Task:
List each line of the data that holds the string "matplotlib".

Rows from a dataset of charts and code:
BEGIN

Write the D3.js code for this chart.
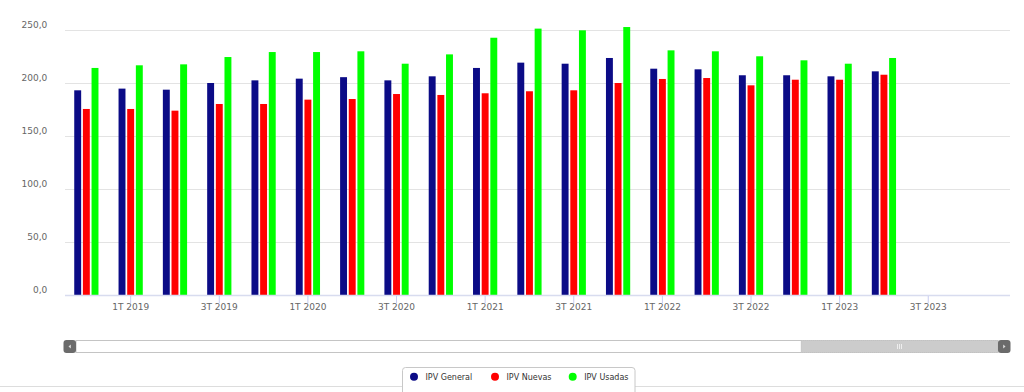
<!DOCTYPE html>
<html><head><meta charset="utf-8">
<script src="https://cdn.jsdelivr.net/npm/d3@7"></script>
<style>html,body{margin:0;padding:0;background:#fff;}svg{display:block;}</style>
</head><body>
<svg id="chart" width="1024" height="392"></svg>
<script>
const categories = ["4T 2018","1T 2019","2T 2019","3T 2019","4T 2019","1T 2020","2T 2020","3T 2020","4T 2020","1T 2021","2T 2021","3T 2021","4T 2021","1T 2022","2T 2022","3T 2022","4T 2022","1T 2023","2T 2023","3T 2023"];
const ipvGeneral = [193.1,194.7,193.7,200.0,202.5,204.1,205.5,202.5,206.3,214.2,219.2,218.2,223.6,213.5,212.9,207.3,207.3,206.3,211.0];
const ipvNuevas  = [175.5,175.5,173.9,180.2,180.2,184.3,184.9,189.6,188.7,190.3,192.2,193.1,200.0,203.8,204.7,197.8,203.1,203.1,207.8];
const ipvUsadas  = [214.2,216.7,217.6,224.5,229.2,229.2,229.9,218.2,227.0,242.7,251.3,249.7,252.8,230.8,229.9,225.2,221.4,218.2,223.6];
const seriesNames = ["IPV General","IPV Nuevas","IPV Usadas"];
const seriesColors = ["#0b0b86","#ff0000","#00ff00"];
const yTicks = [0,50,100,150,200,250];
const xTickLabels = ["1T 2019","3T 2019","1T 2020","3T 2020","1T 2021","3T 2021","1T 2022","3T 2022","1T 2023","3T 2023"];

const seriesData = [ipvGeneral, ipvNuevas, ipvUsadas];
const svg = d3.select("#chart");
const font = "'DejaVu Sans', Verdana, sans-serif";

const plotLeft = 65, plotRight = 1010, plotTop = 30, plotBottom = 295;
const bandStep = 44.31, bandStart = 64.2;

const y = d3.scaleLinear().domain([0,250]).range([plotBottom, plotTop]);
const x0 = d3.scaleBand().domain(categories).range([bandStart, bandStart + bandStep*categories.length]).padding(0);
const x1 = d3.scaleBand().domain(seriesNames).range([x0.bandwidth()*0.207, x0.bandwidth()*0.793]).paddingInner(0.2).paddingOuter(0.1);

// gridlines
svg.append("g").selectAll("line").data(yTicks.filter(d=>d>0)).join("line")
  .attr("x1", plotLeft).attr("x2", plotRight)
  .attr("y1", d=>Math.round(y(d))+0.5).attr("y2", d=>Math.round(y(d))+0.5)
  .attr("stroke", "#e3e3e3").attr("stroke-width", 1);

// y labels
const fmt = d3.format(".1f");
svg.append("g").selectAll("text").data(yTicks).join("text")
  .attr("x", 47.3).attr("y", d=>y(d)-1.7)
  .attr("text-anchor","end")
  .attr("font-family", font).attr("font-size", 9).attr("fill", "#666")
  .text(d=>fmt(d).replace(".", ","));

// bars
const groups = svg.append("g").selectAll("g").data(categories.slice(0, ipvGeneral.length)).join("g")
  .attr("transform", d=>`translate(${x0(d)},0)`);
groups.selectAll("rect").data((d,i)=>seriesNames.map((s,j)=>({s, v: seriesData[j][i], c: seriesColors[j]}))).join("rect")
  .attr("x", d=>x1(d.s)).attr("width", x1.bandwidth())
  .attr("y", d=>y(d.v)).attr("height", d=>y(0)-y(d.v))
  .attr("fill", d=>d.c);

// x axis line
svg.append("line").attr("x1", plotLeft).attr("x2", plotRight)
  .attr("y1", plotBottom+0.5).attr("y2", plotBottom+0.5)
  .attr("stroke", "#d8dcef").attr("stroke-width", 1.5);

// ticks and labels
const xt = svg.append("g");
xt.selectAll("line").data(xTickLabels).join("line")
  .attr("x1", d=>x0(d)+x0.bandwidth()/2).attr("x2", d=>x0(d)+x0.bandwidth()/2)
  .attr("y1", plotBottom+1).attr("y2", plotBottom+8)
  .attr("stroke", "#c8ccf0").attr("stroke-width", 1);
xt.selectAll("text").data(xTickLabels).join("text")
  .attr("x", d=>x0(d)+x0.bandwidth()/2).attr("y", 310)
  .attr("text-anchor","middle")
  .attr("font-family", font).attr("font-size", 9).attr("fill", "#666")
  .text(d=>d);

// scrollbar
const sb = svg.append("g");
sb.append("rect").attr("x", 76).attr("y", 340.5).attr("width", 922).attr("height", 12)
  .attr("fill", "#fff").attr("stroke", "#c4c4c4").attr("stroke-width", 1);
sb.append("rect").attr("x", 801).attr("y", 340.5).attr("width", 197).attr("height", 12)
  .attr("fill", "#cccccc").attr("stroke", "#bdbdbd").attr("stroke-width", 0.6).attr("stroke-dasharray","1,1");
[-2,0,2].forEach(o=>{
  sb.append("line").attr("x1", 899.5+o).attr("x2", 899.5+o).attr("y1", 344).attr("y2", 349)
    .attr("stroke", "#eeeeee").attr("stroke-width", 1);
});
sb.append("rect").attr("x", 63.5).attr("y", 340).attr("width", 12.5).attr("height", 13).attr("rx", 3)
  .attr("fill", "#6b6b6b");
sb.append("rect").attr("x", 998).attr("y", 340).attr("width", 12.5).attr("height", 13).attr("rx", 3)
  .attr("fill", "#6b6b6b");
sb.append("path").attr("d", "M70.8,344.5 L68.5,346.5 L70.8,348.5 Z").attr("fill", "#ddd");
sb.append("path").attr("d", "M1003.2,344.5 L1005.5,346.5 L1003.2,348.5 Z").attr("fill", "#ddd");

// bottom separator line
svg.append("line").attr("x1", 0).attr("x2", 1024).attr("y1", 386.5).attr("y2", 386.5)
  .attr("stroke", "#dddddd").attr("stroke-width", 1);

// legend
const lg = svg.append("g");
lg.append("rect").attr("x", 402.5).attr("y", 367.5).attr("width", 232.5).attr("height", 40).attr("rx", 3)
  .attr("fill", "#fff").attr("stroke", "#c8c8c8").attr("stroke-width", 1);
const legendX = [414, 495, 572.7];
seriesNames.forEach((s,i)=>{
  lg.append("circle").attr("cx", legendX[i]).attr("cy", 376.8).attr("r", 4).attr("fill", seriesColors[i]);
  lg.append("text").attr("x", legendX[i]+11.5).attr("y", 379.6)
    .attr("font-family", font).attr("font-size", 8).attr("fill", "#333").text(s);
});
</script>
</body></html>
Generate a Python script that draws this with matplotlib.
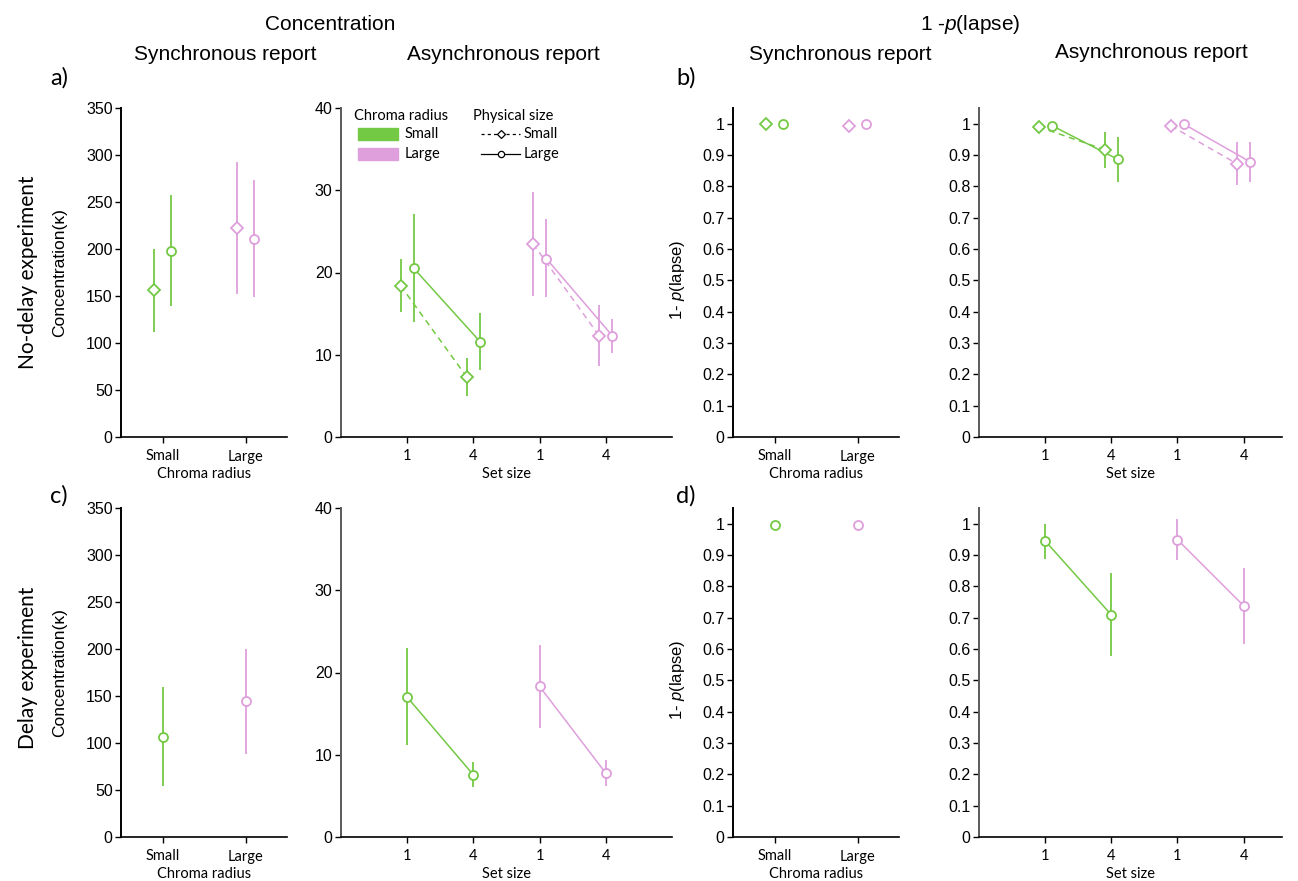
import numpy as np
import matplotlib
matplotlib.use("Agg")
import matplotlib.pyplot as plt
from matplotlib.patches import Rectangle
from matplotlib.lines import Line2D

plt.rcParams['mathtext.fontset'] = 'custom'
plt.rcParams['mathtext.it'] = 'Liberation Sans:italic'
plt.rcParams['mathtext.rm'] = 'Liberation Sans'

GREEN = "#74C944"
PINK = "#DE9FDC"
SANS_A = ['Liberation Sans', 'DejaVu Sans']
SANS_B = ['Lato', 'DejaVu Sans']

# ---------------- data ----------------
chroma_labels = ["Small", "Large"]
setsize_labels = ["1", "4", "1", "4"]
kappa_ticks = [0, 50, 100, 150, 200, 250, 300, 350]
kappa_async_ticks = [0, 10, 20, 30, 40]
lapse_ticks = [0, 0.1, 0.2, 0.3, 0.4, 0.5, 0.6, 0.7, 0.8, 0.9, 1.0]
lapse_tick_labels = ["0", "0.1", "0.2", "0.3", "0.4", "0.5", "0.6", "0.7", "0.8", "0.9", "1"]

# a) no-delay, synchronous concentration  [small chroma, large chroma]
a_sync_diamond = [155.9, 222.1]
a_sync_diamond_lo = [111.9, 151.6]
a_sync_diamond_hi = [200.1, 292.6]
a_sync_circle = [198.4, 211.1]
a_sync_circle_lo = [138.9, 148.8]
a_sync_circle_hi = [257.9, 273.8]

# a) no-delay, asynchronous concentration  [set size 1, set size 4]
a_async_green_diamond = [18.4, 7.3]
a_async_green_diamond_lo = [15.2, 5.0]
a_async_green_diamond_hi = [21.6, 9.6]
a_async_green_circle = [20.5, 11.6]
a_async_green_circle_lo = [14.0, 8.1]
a_async_green_circle_hi = [27.1, 15.1]
a_async_pink_diamond = [23.5, 12.3]
a_async_pink_diamond_lo = [17.2, 8.6]
a_async_pink_diamond_hi = [29.8, 16.1]
a_async_pink_circle = [21.7, 12.3]
a_async_pink_circle_lo = [17.0, 10.2]
a_async_pink_circle_hi = [26.5, 14.3]

# b) no-delay, synchronous 1-p(lapse)  [small chroma, large chroma]
b_sync_diamond = [1.0, 0.991]
b_sync_circle = [0.998, 0.998]

# b) no-delay, asynchronous 1-p(lapse)  [set size 1, set size 4]
b_async_green_diamond = [0.990, 0.917]
b_async_green_diamond_lo = [0.990, 0.860]
b_async_green_diamond_hi = [0.990, 0.972]
b_async_green_circle = [0.994, 0.886]
b_async_green_circle_lo = [0.994, 0.813]
b_async_green_circle_hi = [0.994, 0.957]
b_async_pink_diamond = [0.993, 0.872]
b_async_pink_diamond_lo = [0.993, 0.804]
b_async_pink_diamond_hi = [0.993, 0.940]
b_async_pink_circle = [0.998, 0.878]
b_async_pink_circle_lo = [0.998, 0.813]
b_async_pink_circle_hi = [0.998, 0.943]

# c) delay, synchronous concentration  [small chroma, large chroma]
c_sync_circle = [106.7, 144.3]
c_sync_circle_lo = [54.0, 88.3]
c_sync_circle_hi = [159.8, 199.7]

# c) delay, asynchronous concentration  [set size 1, set size 4]
c_async_green_circle = [17.0, 7.55]
c_async_green_circle_lo = [11.2, 6.06]
c_async_green_circle_hi = [23.0, 9.1]
c_async_pink_circle = [18.3, 7.76]
c_async_pink_circle_lo = [13.2, 6.26]
c_async_pink_circle_hi = [23.4, 9.37]

# d) delay, synchronous 1-p(lapse)
d_sync_circle = [0.995, 0.996]

# d) delay, asynchronous 1-p(lapse)
d_async_green_circle = [0.945, 0.709]
d_async_green_circle_lo = [0.888, 0.578]
d_async_green_circle_hi = [1.000, 0.843]
d_async_pink_circle = [0.949, 0.738]
d_async_pink_circle_lo = [0.883, 0.615]
d_async_pink_circle_hi = [1.016, 0.860]

# ---------------- figure ----------------
W, H = 1298, 881
fig = plt.figure(figsize=(W / 100, H / 100), dpi=100)


def add_ax(x0, x1, y0, y1):
    return fig.add_axes([x0 / W, 1 - y1 / H, (x1 - x0) / W, (y1 - y0) / H])


MS_D = 6.2
MS_O = 6.5


def series(ax, x, y, lo=None, hi=None, color=GREEN, marker='o', ls='-'):
    x = np.asarray(x, float)
    y = np.asarray(y, float)
    if ls == '--':
        ax.plot(x, y, color=color, ls='--', lw=1.1, zorder=2, dashes=(4, 3))
    elif ls == '-':
        ax.plot(x, y, color=color, ls='-', lw=1.1, zorder=2)
    if lo is not None:
        yerr = [y - np.asarray(lo), np.asarray(hi) - y]
        ax.errorbar(x, y, yerr=yerr, fmt='none', ecolor=color,
                    elinewidth=1.3, capsize=0, zorder=3)
    ax.plot(x, y, ls='none', marker=marker, mfc='white', mec=color, mew=1.3,
            ms=MS_D if marker == 'D' else MS_O, zorder=4)


def style(ax, left_color='black'):
    for s in ['top', 'right']:
        ax.spines[s].set_visible(False)
    ax.spines['left'].set_color(left_color)
    ax.spines['left'].set_linewidth(1.4)
    ax.spines['bottom'].set_linewidth(1.2)
    ax.tick_params(axis='y', direction='out', length=4, width=1, pad=2,
                   labelsize=11.5)
    ax.tick_params(axis='x', direction='out', length=4, width=1, pad=5,
                   labelsize=10.5)
    for t in ax.get_yticklabels():
        t.set_family(SANS_A)
    for t in ax.get_xticklabels():
        t.set_family(SANS_B)


def sync_axis(ax):
    ax.set_xlim(0.5, 2.5)
    ax.set_xticks([1, 2])
    ax.set_xticklabels(chroma_labels)
    ax.set_xlabel("Chroma radius", family=SANS_B, fontsize=10.5, labelpad=2.5)


def async_axis(ax, xmax):
    ax.set_xlim(0, xmax)
    ax.set_xticks([1, 2, 3, 4])
    ax.set_xticklabels(setsize_labels)
    ax.set_xlabel("Set size", family=SANS_B, fontsize=10.5, labelpad=2.5)


sync_x = np.array([1, 2])
off = 0.1
ss_green = np.array([1, 2])
ss_pink = np.array([3, 4])

# ---- a left ----
ax = add_ax(121, 287, 108, 437)
series(ax, sync_x[:1] - off, a_sync_diamond[:1], a_sync_diamond_lo[:1], a_sync_diamond_hi[:1], GREEN, 'D', 'none')
series(ax, sync_x[:1] + off, a_sync_circle[:1], a_sync_circle_lo[:1], a_sync_circle_hi[:1], GREEN, 'o', 'none')
series(ax, sync_x[1:] - off, a_sync_diamond[1:], a_sync_diamond_lo[1:], a_sync_diamond_hi[1:], PINK, 'D', 'none')
series(ax, sync_x[1:] + off, a_sync_circle[1:], a_sync_circle_lo[1:], a_sync_circle_hi[1:], PINK, 'o', 'none')
ax.set_ylim(0, 350)
ax.set_yticks(kappa_ticks)
sync_axis(ax)
ax.set_ylabel("Concentration(κ)", family=SANS_A, fontsize=12.5)
ax.yaxis.set_label_coords(-0.325, 0.5)
style(ax)

# ---- a right ----
ax = add_ax(341, 672, 108, 437)
series(ax, ss_green - off, a_async_green_diamond, a_async_green_diamond_lo, a_async_green_diamond_hi, GREEN, 'D', '--')
series(ax, ss_green + off, a_async_green_circle, a_async_green_circle_lo, a_async_green_circle_hi, GREEN, 'o', '-')
series(ax, ss_pink - off, a_async_pink_diamond, a_async_pink_diamond_lo, a_async_pink_diamond_hi, PINK, 'D', '--')
series(ax, ss_pink + off, a_async_pink_circle, a_async_pink_circle_lo, a_async_pink_circle_hi, PINK, 'o', '-')
ax.set_ylim(0, 40)
ax.set_yticks(kappa_async_ticks)
async_axis(ax, 5.0)
style(ax, '#5a5a5a')

# legend (manual)
lt = ax.transAxes
ax.text(0.04, 0.976, "Chroma radius", transform=lt, family=SANS_B, fontsize=10.5, va='center')
ax.add_patch(Rectangle((0.051, 0.903), 0.121, 0.037, transform=lt, color=GREEN, clip_on=False))
ax.add_patch(Rectangle((0.051, 0.842), 0.121, 0.037, transform=lt, color=PINK, clip_on=False))
ax.text(0.193, 0.921, "Small", transform=lt, family=SANS_B, fontsize=10.5, va='center')
ax.text(0.193, 0.860, "Large", transform=lt, family=SANS_B, fontsize=10.5, va='center')
ax.text(0.399, 0.976, "Physical size", transform=lt, family=SANS_B, fontsize=10.5, va='center')
ax.add_line(Line2D([0.423, 0.541], [0.921, 0.921], transform=lt, color='black', lw=0.9,
                   ls='--', dashes=(2.5, 2.5), clip_on=False))
ax.add_line(Line2D([0.482], [0.921], transform=lt, color='black', marker='D', ms=4.2,
                   mfc='white', mew=0.9, ls='none', clip_on=False))
ax.add_line(Line2D([0.423, 0.541], [0.860, 0.860], transform=lt, color='black', lw=0.9, clip_on=False))
ax.add_line(Line2D([0.482], [0.860], transform=lt, color='black', marker='o', ms=4.5,
                   mfc='white', mew=0.9, ls='none', clip_on=False))
ax.text(0.553, 0.921, "Small", transform=lt, family=SANS_B, fontsize=10.5, va='center')
ax.text(0.553, 0.860, "Large", transform=lt, family=SANS_B, fontsize=10.5, va='center')

# ---- b left ----
ax = add_ax(733, 899, 108, 437)
series(ax, sync_x[:1] - off, b_sync_diamond[:1], color=GREEN, marker='D', ls='none')
series(ax, sync_x[:1] + off, b_sync_circle[:1], color=GREEN, marker='o', ls='none')
series(ax, sync_x[1:] - off, b_sync_diamond[1:], color=PINK, marker='D', ls='none')
series(ax, sync_x[1:] + off, b_sync_circle[1:], color=PINK, marker='o', ls='none')
ax.set_ylim(0, 1.05)
ax.set_yticks(lapse_ticks)
ax.set_yticklabels(lapse_tick_labels)
sync_axis(ax)
ax.set_ylabel("1- $p$(lapse)", family=SANS_A, fontsize=12)
ax.yaxis.set_label_coords(-0.28, 0.477)
style(ax)

# ---- b right ----
ax = add_ax(979, 1282, 108, 437)
series(ax, ss_green - off, b_async_green_diamond, b_async_green_diamond_lo, b_async_green_diamond_hi, GREEN, 'D', '--')
series(ax, ss_green + off, b_async_green_circle, b_async_green_circle_lo, b_async_green_circle_hi, GREEN, 'o', '-')
series(ax, ss_pink - off, b_async_pink_diamond, b_async_pink_diamond_lo, b_async_pink_diamond_hi, PINK, 'D', '--')
series(ax, ss_pink + off, b_async_pink_circle, b_async_pink_circle_lo, b_async_pink_circle_hi, PINK, 'o', '-')
ax.set_ylim(0, 1.05)
ax.set_yticks(lapse_ticks)
ax.set_yticklabels(lapse_tick_labels)
async_axis(ax, 4.58)
style(ax, '#5a5a5a')

# ---- c left ----
ax = add_ax(121, 287, 508, 837)
series(ax, sync_x[:1], c_sync_circle[:1], c_sync_circle_lo[:1], c_sync_circle_hi[:1], GREEN, 'o', 'none')
series(ax, sync_x[1:], c_sync_circle[1:], c_sync_circle_lo[1:], c_sync_circle_hi[1:], PINK, 'o', 'none')
ax.set_ylim(0, 350)
ax.set_yticks(kappa_ticks)
sync_axis(ax)
ax.set_ylabel("Concentration(κ)", family=SANS_A, fontsize=12.5)
ax.yaxis.set_label_coords(-0.325, 0.5)
style(ax)

# ---- c right ----
ax = add_ax(341, 672, 508, 837)
series(ax, ss_green, c_async_green_circle, c_async_green_circle_lo, c_async_green_circle_hi, GREEN, 'o', '-')
series(ax, ss_pink, c_async_pink_circle, c_async_pink_circle_lo, c_async_pink_circle_hi, PINK, 'o', '-')
ax.set_ylim(0, 40)
ax.set_yticks(kappa_async_ticks)
async_axis(ax, 5.0)
style(ax, '#5a5a5a')

# ---- d left ----
ax = add_ax(733, 899, 508, 837)
series(ax, sync_x[:1], d_sync_circle[:1], color=GREEN, marker='o', ls='none')
series(ax, sync_x[1:], d_sync_circle[1:], color=PINK, marker='o', ls='none')
ax.set_ylim(0, 1.05)
ax.set_yticks(lapse_ticks)
ax.set_yticklabels(lapse_tick_labels)
sync_axis(ax)
ax.set_ylabel("1- $p$(lapse)", family=SANS_A, fontsize=12)
ax.yaxis.set_label_coords(-0.28, 0.477)
style(ax)

# ---- d right ----
ax = add_ax(979, 1282, 508, 837)
series(ax, ss_green, d_async_green_circle, d_async_green_circle_lo, d_async_green_circle_hi, GREEN, 'o', '-')
series(ax, ss_pink, d_async_pink_circle, d_async_pink_circle_lo, d_async_pink_circle_hi, PINK, 'o', '-')
ax.set_ylim(0, 1.05)
ax.set_yticks(lapse_ticks)
ax.set_yticklabels(lapse_tick_labels)
async_axis(ax, 4.58)
style(ax, '#5a5a5a')

# ---- titles and labels ----
def ftext(x, y, s, **kw):
    fig.text(x / W, 1 - y / H, s, **kw)

ftext(330, 25, "Concentration", family=SANS_A, fontsize=15, ha='center', va='center')
ftext(225, 55, "Synchronous report", family=SANS_A, fontsize=15, ha='center', va='center')
ftext(503, 55, "Asynchronous report", family=SANS_A, fontsize=15, ha='center', va='center')
ftext(970, 25, "1 -$p$(lapse)", family=SANS_A, fontsize=15, ha='center', va='center')
ftext(840, 55, "Synchronous report", family=SANS_A, fontsize=15, ha='center', va='center')
ftext(1151, 53, "Asynchronous report", family=SANS_A, fontsize=15, ha='center', va='center')
ftext(50, 78, "a)", family=SANS_B, fontsize=17, ha='left', va='center')
ftext(676, 78, "b)", family=SANS_B, fontsize=17, ha='left', va='center')
ftext(50, 496, "c)", family=SANS_B, fontsize=17, ha='left', va='center')
ftext(676, 496, "d)", family=SANS_B, fontsize=17, ha='left', va='center')
ftext(28, 272, "No-delay experiment", family=SANS_B, fontsize=15, ha='center', va='center', rotation=90)
ftext(28, 668, "Delay experiment", family=SANS_B, fontsize=15, ha='center', va='center', rotation=90)

fig.savefig("out.png", dpi=100)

END

Exercise solution:
Generate a Python script that draws this with matplotlib.
import matplotlib
matplotlib.use("Agg")
import matplotlib.pyplot as plt
from matplotlib.patches import Rectangle
from matplotlib.lines import Line2D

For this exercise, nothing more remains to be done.